▸ EXERCISE GOAL:
Word for word, give the material below again, minus any images.

▸ DATA BLOCK:
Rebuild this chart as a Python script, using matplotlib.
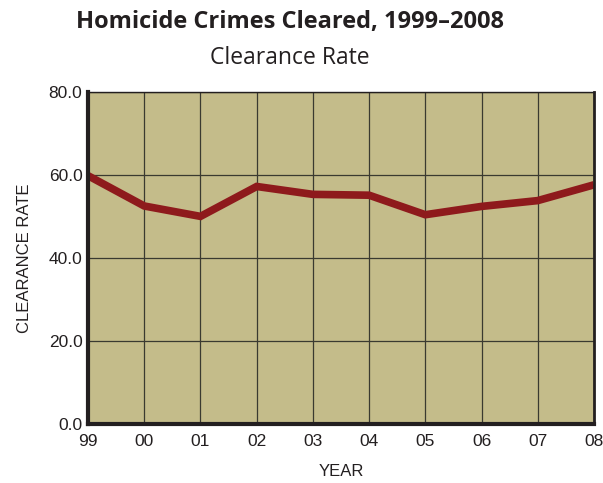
import matplotlib
matplotlib.use("Agg")
import matplotlib.pyplot as plt

plt.rcParams["font.family"] = ["Liberation Sans", "DejaVu Sans"]

years = ["99", "00", "01", "02", "03", "04", "05", "06", "07", "08"]
clearance_rate = [59.8, 52.5, 50.0, 57.2, 55.3, 55.1, 50.4, 52.4, 53.8, 57.6]
y_ticks = [0.0, 20.0, 40.0, 60.0, 80.0]

fig = plt.figure(figsize=(6.03, 4.83), dpi=100)
ax = fig.add_axes([0.146, 0.122, 0.839, 0.688])

ax.set_facecolor("#C4BC8A")
x = list(range(len(years)))
ax.plot(x, clearance_rate, color="#8E1A1C", linewidth=5.5, solid_joinstyle="miter",
        solid_capstyle="butt", zorder=3)

ax.set_xlim(0, len(years) - 1)
ax.set_ylim(0, 80)
ax.set_xticks(x)
ax.set_xticklabels(years)
ax.set_yticks(y_ticks)
ax.set_yticklabels([f"{v:.1f}" for v in y_ticks])
ax.grid(True, color="#3a3a30", linewidth=0.9, zorder=1)
ax.tick_params(length=0, labelsize=12.5, colors="#231f20")
ax.tick_params(axis="x", pad=7)
ax.tick_params(axis="y", pad=4)

ax.spines["left"].set_linewidth(3)
ax.spines["bottom"].set_linewidth(3)
ax.spines["right"].set_linewidth(2)
ax.spines["top"].set_linewidth(1)
for s in ax.spines.values():
    s.set_color("#231f20")
    s.set_zorder(4)

ax.set_ylabel("CLEARANCE RATE", fontsize=12, color="#231f20", labelpad=12)
ax.set_xlabel("YEAR", fontsize=12, color="#231f20", labelpad=11)

fig.text(0.481, 0.955, "Homicide Crimes Cleared, 1999\u20132008", ha="center",
         va="center", fontsize=17, fontweight="bold", family="Open Sans",
         color="#231f20")
fig.text(0.481, 0.880, "Clearance Rate", ha="center", va="center",
         fontsize=16.5, family="Open Sans", color="#231f20")

fig.savefig("out.png", dpi=100)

▸ TASK OUTPUT:
Rebuild this chart as a Python script, using matplotlib.
import matplotlib
matplotlib.use("Agg")
import matplotlib.pyplot as plt

plt.rcParams["font.family"] = ["Liberation Sans", "DejaVu Sans"]

years = ["99", "00", "01", "02", "03", "04", "05", "06", "07", "08"]
clearance_rate = [59.8, 52.5, 50.0, 57.2, 55.3, 55.1, 50.4, 52.4, 53.8, 57.6]
y_ticks = [0.0, 20.0, 40.0, 60.0, 80.0]

fig = plt.figure(figsize=(6.03, 4.83), dpi=100)
ax = fig.add_axes([0.146, 0.122, 0.839, 0.688])

ax.set_facecolor("#C4BC8A")
x = list(range(len(years)))
ax.plot(x, clearance_rate, color="#8E1A1C", linewidth=5.5, solid_joinstyle="miter",
        solid_capstyle="butt", zorder=3)

ax.set_xlim(0, len(years) - 1)
ax.set_ylim(0, 80)
ax.set_xticks(x)
ax.set_xticklabels(years)
ax.set_yticks(y_ticks)
ax.set_yticklabels([f"{v:.1f}" for v in y_ticks])
ax.grid(True, color="#3a3a30", linewidth=0.9, zorder=1)
ax.tick_params(length=0, labelsize=12.5, colors="#231f20")
ax.tick_params(axis="x", pad=7)
ax.tick_params(axis="y", pad=4)

ax.spines["left"].set_linewidth(3)
ax.spines["bottom"].set_linewidth(3)
ax.spines["right"].set_linewidth(2)
ax.spines["top"].set_linewidth(1)
for s in ax.spines.values():
    s.set_color("#231f20")
    s.set_zorder(4)

ax.set_ylabel("CLEARANCE RATE", fontsize=12, color="#231f20", labelpad=12)
ax.set_xlabel("YEAR", fontsize=12, color="#231f20", labelpad=11)

fig.text(0.481, 0.955, "Homicide Crimes Cleared, 1999\u20132008", ha="center",
         va="center", fontsize=17, fontweight="bold", family="Open Sans",
         color="#231f20")
fig.text(0.481, 0.880, "Clearance Rate", ha="center", va="center",
         fontsize=16.5, family="Open Sans", color="#231f20")

fig.savefig("out.png", dpi=100)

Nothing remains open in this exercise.